Ces opérations ont fait jusque là plus de 600 morts, dont au moins 558 lundi, journée la plus meurtrière pour le pays depuis la guerre civile (1975-1990). Elles ont aussi provoqué l'exode de 90.000 personnes fuyant le sud et l'est du Liban, où se concentrent les frappes, selon l'ONU.

«Les scènes sanglantes au Liban que nous voyons sur nos écrans sont des images très dures», lâche Chadi Nawfal, Palestinien de 24 ans originaire de la ville de Gaza.

«Nous dans la bande de Gaza sommes le seul peuple qui puisse ressentir la douleur que vit le peuple libanais», ajoute celui qui dit avoir perdu sa maison dans un raid israélien.

La bande de Gaza est depuis un an la cible de bombardements israéliens dévastateurs et meurtriers, une guerre déclenchée par l'attaque sans précédent du Hamas, qui y est au pouvoir depuis 2007, dans le sud d'Israël le 7 octobre 2023.

Dès le lendemain, le Hezbollah a commencé à tirer depuis le Liban des roquettes sur le territoire israélien, affirmant agir ainsi en soutien à son allié du Hamas et aux Palestiniens de Gaza.

«Centre de gravité»

La poussée de fièvre entre l'armée israélienne et le Hezbollah libanais fait craindre une guerre régionale à grande échelle. Elle intervient après plusieurs coups durs pour le Hezbollah la semaine dernière.

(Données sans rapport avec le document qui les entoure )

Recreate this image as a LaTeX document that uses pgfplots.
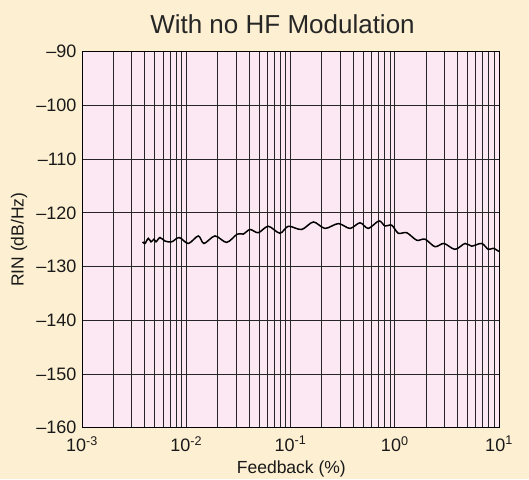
\documentclass[border=0pt]{standalone}
\usepackage{pgfplots}
\pgfplotsset{compat=1.18}
\usepackage{fontspec}
\setmainfont{Liberation Sans}
\definecolor{bgpeach}{RGB}{253,239,209}
\definecolor{pinkbg}{RGB}{252,232,242}
\begin{document}
\begin{tikzpicture}
\fill[bgpeach] (0,0) rectangle (529pt,479pt);
\begin{axis}[
  scale only axis,
  width=417pt, height=376pt,
  at={(82pt,51.3pt)}, anchor=south west,
  xmode=log,
  xmin=1e-3, xmax=10,
  ymin=-160, ymax=-90,
  axis background/.style={fill=pinkbg},
  axis line style={black, line width=0.9pt},
  xmajorgrids, xminorgrids, ymajorgrids,
  major grid style={black!85, line width=0.85pt},
  minor grid style={black!85, line width=0.85pt},
  major tick length=0pt, minor tick length=0pt,
  xtick={1e-3,1e-2,1e-1,1,10},
  xticklabels={10\textsuperscript{-3},10\textsuperscript{-2},10\textsuperscript{-1},10\textsuperscript{0},10\textsuperscript{1}},
  ytick={-160,-150,-140,-130,-120,-110,-100,-90},
  yticklabels={--160,--150,--140,--130,--120,--110,--100,--90},
  tick label style={font=\fontsize{18}{20}\selectfont, text=black!90},
  yticklabel style={xshift=-2pt},
  xticklabel style={yshift=-5pt},
  xlabel={Feedback (\%)},
  xlabel style={at={(axis description cs:0.502,-0.1205)}, anchor=base, font=\fontsize{17.5}{20}\selectfont, text=black!90},
  ylabel={RIN (dB/Hz)},
  ylabel style={at={(axis description cs:-0.151,0.5)}, anchor=center, font=\fontsize{17.5}{20}\selectfont, text=black!90},
  clip=true,
]
\addplot[black, line width=1.5pt, smooth, tension=0.5] table[row sep=\\] {
x y\\
0.003819 -125.4\\
0.004018 -125.7\\
0.004325 -124.75\\
0.004592 -125.4\\
0.004909 -124.9\\
0.005129 -125.4\\
0.005598 -124.6\\
0.006252 -125.25\\
0.007244 -125.4\\
0.00857 -124.6\\
0.01047 -125.7\\
0.01306 -124.3\\
0.01479 -125.7\\
0.01888 -124.3\\
0.02443 -125.5\\
0.0309 -123.95\\
0.03524 -123.95\\
0.04093 -123.1\\
0.04909 -123.7\\
0.06124 -122.5\\
0.07925 -123.8\\
0.09528 -122.5\\
0.1279 -123.1\\
0.1656 -121.7\\
0.2143 -122.9\\
0.2877 -122.0\\
0.3724 -122.9\\
0.4645 -121.85\\
0.5572 -122.9\\
0.7063 -121.5\\
0.8054 -122.45\\
0.9354 -122.3\\
1.081 -123.8\\
1.303 -123.7\\
1.626 -125.1\\
1.950 -124.9\\
2.432 -126.3\\
2.965 -125.7\\
3.784 -126.8\\
4.721 -125.7\\
5.470 -126.2\\
6.823 -125.7\\
7.889 -126.8\\
8.810 -126.6\\
10.0 -127.2\\
};
\end{axis}
\node[anchor=base, font=\fontsize{26}{28}\selectfont, text=black!85, inner sep=0pt] at (282.5pt,445pt) {With no HF Modulation};
\end{tikzpicture}
\end{document}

Des explosions meurtrières ont touché des centaines d'appareils de transmission du mouvement, imputées à Israël par le Hezbollah pro-iranien et Téhéran. Puis une frappe israélienne sur la banlieue sud de Beyrouth a fait 55 morts, décapitant la force d'élite du mouvement chiite, al-Radwan, dont le chef Ibrahim Aqil a été tué.

De quoi faire dire la semaine dernière au ministre israélien de la Défense, Yoav Gallant, que le «centre de gravité» de la guerre se déplaçait «vers le nord» d'Israël.

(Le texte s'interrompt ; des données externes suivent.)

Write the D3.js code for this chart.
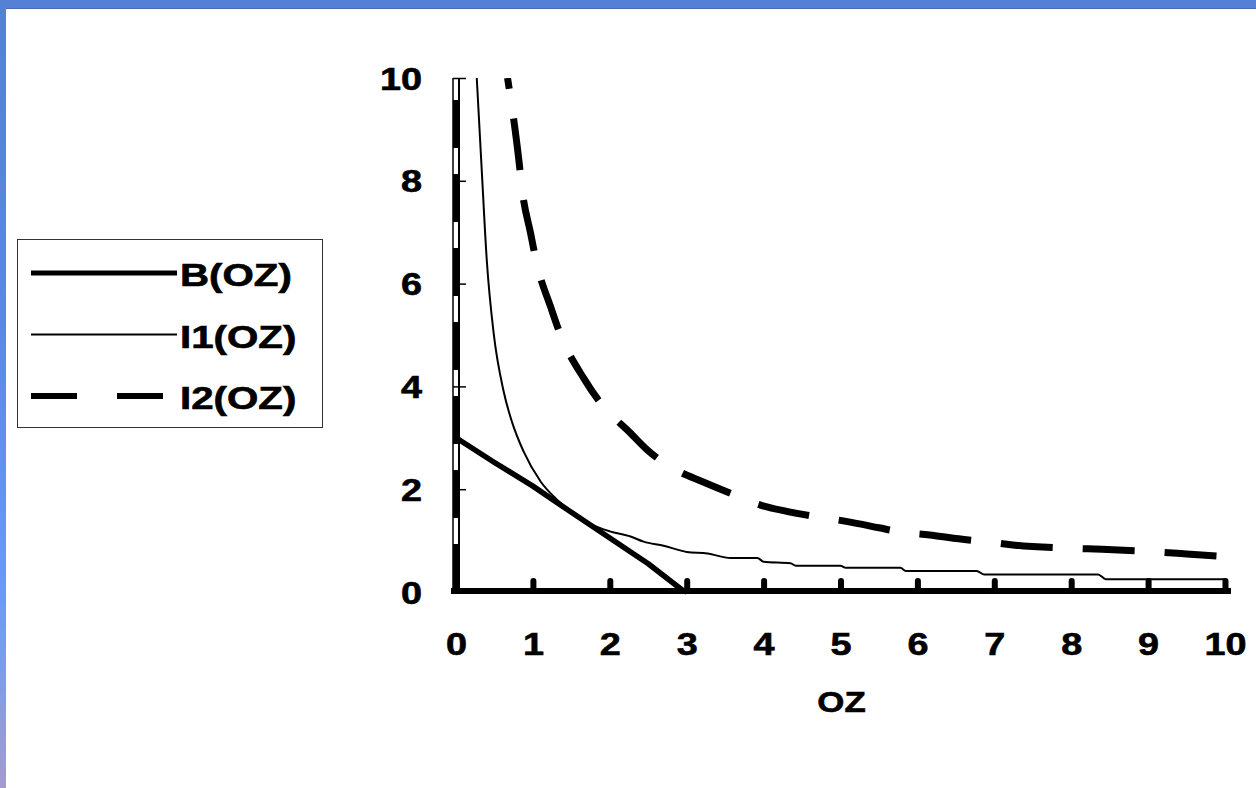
<!DOCTYPE html>
<html>
<head>
<meta charset="utf-8">
<script src="https://cdn.jsdelivr.net/npm/d3@7"></script>
<style>
  html, body { margin: 0; padding: 0; background: #ffffff; }
  svg { display: block; }
  text { font-family: "Liberation Sans", Arial, sans-serif; font-weight: bold; fill: #000; stroke: #000; stroke-width: 0.6px; }
</style>
</head>
<body>
<script>
// ---------- data ----------
const xTickValues = [0, 1, 2, 3, 4, 5, 6, 7, 8, 9, 10];
const yTickValues = [0, 2, 4, 6, 8, 10];
const xTitle = "OZ";
const seriesNames = ["B(OZ)", "I1(OZ)", "I2(OZ)"];

// B(OZ)
const bOZ = [0, 0.5, 1, 1.5, 2, 2.5, 2.95, 3];
const bVal = [3, 2.52, 2.06, 1.55, 1.05, 0.55, 0.03, 0];

// I1(OZ)
const i1OZ = [0.27, 0.335, 0.40, 0.49, 0.62, 0.73, 0.88, 1.1, 1.31, 1.53, 1.75, 2.0, 2.27, 2.44, 2.7, 3.0, 3.27, 3.57, 3.92, 4.0, 4.35, 4.42, 5.0, 5.07, 5.78, 5.85, 6.77, 6.87, 8.35, 8.45, 10];
const i1Val = [10, 8.2, 6.46, 5.03, 3.9, 3.3, 2.73, 2.15, 1.8, 1.52, 1.32, 1.18, 1.08, 0.98, 0.9, 0.78, 0.75, 0.66, 0.66, 0.59, 0.56, 0.51, 0.51, 0.47, 0.47, 0.41, 0.41, 0.34, 0.34, 0.25, 0.25];

// I2(OZ)
const i2OZ = [0.67, 0.75, 0.82, 0.86, 0.97, 1.05, 1.23, 1.36, 1.66, 1.9, 2.27, 2.49, 2.88, 3.2, 3.57, 3.96, 4.3, 4.66, 5.09, 5.5, 5.77, 6.16, 6.5, 6.88, 7.27, 8.0, 8.4, 9.07, 9.5, 10];
const i2Val = [10, 9.2, 8.37, 7.82, 6.98, 6.39, 5.55, 5.0, 4.16, 3.64, 3.09, 2.76, 2.36, 2.15, 1.92, 1.69, 1.57, 1.47, 1.37, 1.25, 1.17, 1.11, 1.04, 0.98, 0.91, 0.85, 0.83, 0.78, 0.74, 0.69];

// vertical run drawn by I1 / I2 at OZ = 0
const spikeOZ = [0, 0];
const spikeVal = [0, 10];

// ---------- layout ----------
const W = 1256, H = 788;
const svg = d3.select("body").append("svg").attr("width", W).attr("height", H);

const defs = svg.append("defs");
const grad = defs.append("linearGradient").attr("id", "leftBand")
  .attr("x1", 0).attr("y1", 0).attr("x2", 0).attr("y2", 1);
[["0%", "#5580d6"], ["40%", "#5a88e4"], ["72%", "#6699fb"], ["86%", "#7f9ceb"], ["100%", "#a59bcb"]]
  .forEach(s => grad.append("stop").attr("offset", s[0]).attr("stop-color", s[1]));

svg.append("rect").attr("x", 0).attr("y", 0).attr("width", W).attr("height", H).attr("fill", "#fff");
svg.append("rect").attr("x", 0).attr("y", 0).attr("width", 6).attr("height", H).attr("fill", "url(#leftBand)");
svg.append("rect").attr("x", 0).attr("y", 0).attr("width", W).attr("height", 8).attr("fill", "#5580d6");
svg.append("rect").attr("x", 6).attr("y", 8).attr("width", W).attr("height", 1).attr("fill", "#4a6cb8");

const x = d3.scaleLinear().domain([0, 10]).range([456, 1225]);
const y = d3.scaleLinear().domain([0, 10]).range([592, 78]);

const FONT = 31, SX = 1.22;
function stretch(sel, sx) {
  sel.each(function () {
    const t = d3.select(this);
    const tx = +t.attr("x") || 0;
    t.attr("x", 0).attr("transform", `translate(${tx},0) scale(${sx},1)`);
  });
}

const zip = (a, b) => a.map((v, i) => [v, b[i]]);
const line = d3.line().x(d => x(d[0])).y(d => y(d[1]));
const smooth = d3.line().x(d => x(d[0])).y(d => y(d[1])).curve(d3.curveMonotoneX);

defs.append("clipPath").attr("id", "plotClip").append("rect")
  .attr("x", x(0) - 12).attr("y", y(10)).attr("width", x(10) - x(0) + 24).attr("height", y(0) - y(10) + 6);

// y axis
const yAxisG = svg.append("g").attr("transform", `translate(${x(0)},0)`)
  .call(d3.axisLeft(y).tickValues(yTickValues).tickSizeInner(-10).tickSizeOuter(0).tickPadding(34));
yAxisG.select(".domain").remove();
yAxisG.selectAll(".tick line").attr("stroke", "#000").attr("stroke-width", 1.5).attr("x1", -3);
yAxisG.selectAll(".tick text").style("font-size", FONT + "px").attr("dy", "0.36em");
stretch(yAxisG.selectAll(".tick text"), SX);
svg.append("line").attr("x1", x(0) + 3).attr("x2", x(0) + 3).attr("y1", y(10)).attr("y2", y(0))
  .attr("stroke", "#000").attr("stroke-width", 2);

// series
const plot = svg.append("g").attr("clip-path", "url(#plotClip)");
const spike = zip(spikeOZ, spikeVal);
plot.append("path").datum(spike).attr("d", line).attr("transform", "translate(-3,0)")
  .attr("fill", "none").attr("stroke", "#000").attr("stroke-width", 1.5);
plot.append("path").datum(spike).attr("d", line).attr("transform", "translate(0.5,0)")
  .attr("fill", "none").attr("stroke", "#000").attr("stroke-width", 7)
  .attr("stroke-dasharray", "48,26");

plot.append("path").datum(zip(i1OZ, i1Val)).attr("d", smooth)
  .attr("fill", "none").attr("stroke", "#000").attr("stroke-width", 2).attr("stroke-linejoin", "round");
plot.append("path").datum(zip(i2OZ, i2Val)).attr("d", smooth)
  .attr("fill", "none").attr("stroke", "#000").attr("stroke-width", 7)
  .attr("stroke-dasharray", "52,30").attr("stroke-dashoffset", 41);
plot.append("path").datum(zip(bOZ, bVal)).attr("d", line)
  .attr("fill", "none").attr("stroke", "#000").attr("stroke-width", 5.5).attr("stroke-linejoin", "round");

// x axis
const xAxisG = svg.append("g").attr("transform", `translate(0,${y(0) - 1})`)
  .call(d3.axisBottom(x).tickValues(xTickValues).tickSizeInner(-12).tickSizeOuter(0).tickPadding(42));
xAxisG.select(".domain").remove();
xAxisG.selectAll(".tick line").attr("stroke", "#000").attr("stroke-width", 6).attr("stroke-linecap", "round").attr("y1", 0).attr("y2", -10);
xAxisG.selectAll(".tick text").style("font-size", FONT + "px").attr("text-anchor", "middle");
stretch(xAxisG.selectAll(".tick text"), SX);
xAxisG.append("line").attr("x1", x(0) - 5).attr("x2", x(10) + 6).attr("y1", 0).attr("y2", 0)
  .attr("stroke", "#000").attr("stroke-width", 6);

// x title
svg.append("text").attr("transform", `translate(${(x(0) + x(10)) / 2 + 1},712) scale(1.2,1)`)
  .attr("text-anchor", "middle").style("font-size", "29px").text(xTitle);

// legend
const lg = svg.append("g");
lg.append("rect").attr("x", 17.5).attr("y", 239.5).attr("width", 305).attr("height", 188)
  .attr("fill", "#fff").attr("stroke", "#333").attr("stroke-width", 1);
const legendRows = [
  { name: seriesNames[0], w: 5, dash: null, y: 273 },
  { name: seriesNames[1], w: 1.8, dash: null, y: 334.5 },
  { name: seriesNames[2], w: 6, dash: "46,40", y: 396 }
];
legendRows.forEach(r => {
  lg.append("line").attr("x1", 31).attr("x2", 177).attr("y1", r.y).attr("y2", r.y)
    .attr("stroke", "#000").attr("stroke-width", r.w).attr("stroke-dasharray", r.dash);
  lg.append("text").attr("transform", `translate(180,${r.y + 13}) scale(1.3,1)`)
    .style("font-size", FONT + "px").text(r.name);
});
</script>
</body>
</html>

Ayman al-Amreiti, un autre déplacé dans la bande de Gaza, craint lui que les violences au Liban n'éclipsent la guerre à Gaza.

«Le puissance militaire se déplace désormais vers le Liban, alors l'attention médiatique pour la bande de Gaza est devenue secondaire» affirme à l'AFP l'homme de 42 ans.

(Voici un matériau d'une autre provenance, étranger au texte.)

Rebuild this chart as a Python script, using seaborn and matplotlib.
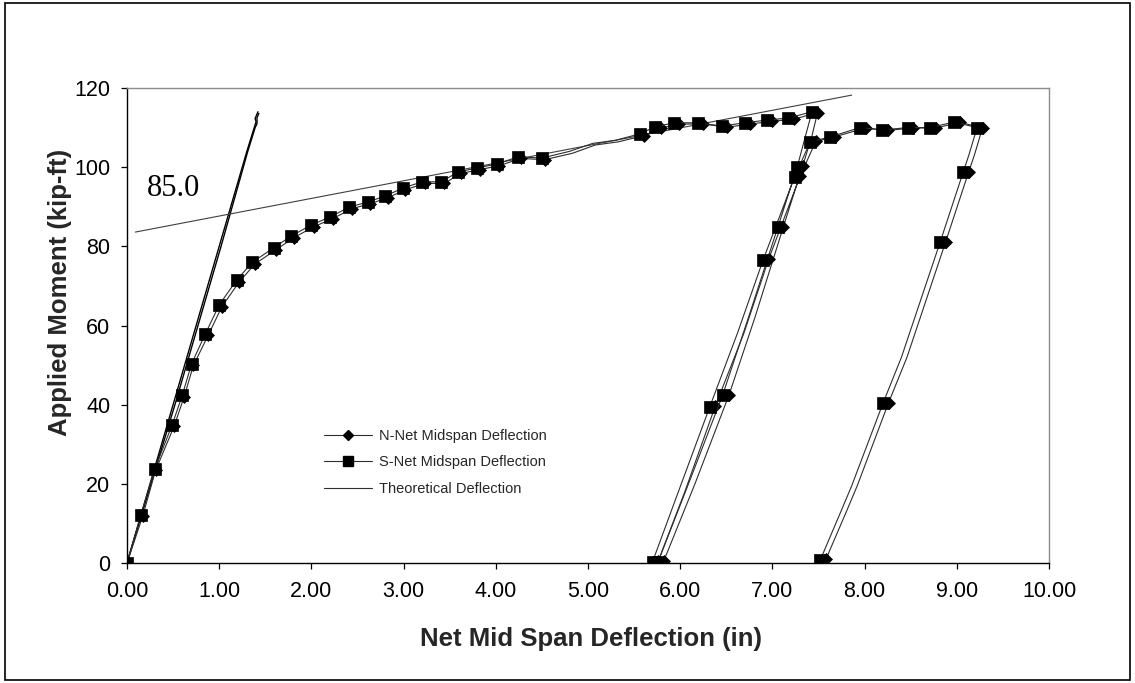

«Cela encourage l'occupation (Israël, ndlr) à commettre plus de crimes», déplore-t-il.

Le Hezbollah assure que le front libanais est un «front de soutien» au Hamas et qu'il cessera avec la fin de la guerre à Gaza.

Avec deux conflits aux implications régionales et internationales enchevêtrées, M. Amreiti espère que tout «règlement» avec le Hezbollah concerne également le sort de Gaza.

«C'est ça l'espoir vers lequel se tournent les enfants du peuple palestinien», lâche-t-il.

«Une guerre comme à Gaza»

La guerre à Gaza a été déclenchée par l'attaque du Hamas contre Israël qui a entraîné la mort de 1.205 personnes, majoritairement des civils, selon un décompte de l'AFP basé sur des données officielles israéliennes qui inclut les otages morts ou tués en captivité à Gaza.

Sur les 251 personnes enlevées, 97 sont toujours retenues à Gaza dont 33 déclarées mortes par l'armée.

L'offensive militaire israélienne sur Gaza a fait au moins 41.495 morts, en majorité des civils, selon les données du ministère de la Santé du gouvernement du Hamas, jugées fiables par l'ONU.

Malgré d'énormes différences dans l'ampleur et la durée des conflits au Liban et à Gaza, Oum Munzir, 52 ans, ne peut s'empêcher d'établir un parallèle.

«La guerre contre le Hezbollah au Liban c'est une guerre comme à Gaza, les victimes ce sont les gens. Les petits, les grands (...), tout est pris pour cible, les humains, les arbres, la pierre», martèle la quinquagénaire palestinienne.

«Ils disent que c'est contre le Hamas et le Hezbollah. Mais sur le terrain, ce sont les gens qui meurent», lâche-t-elle.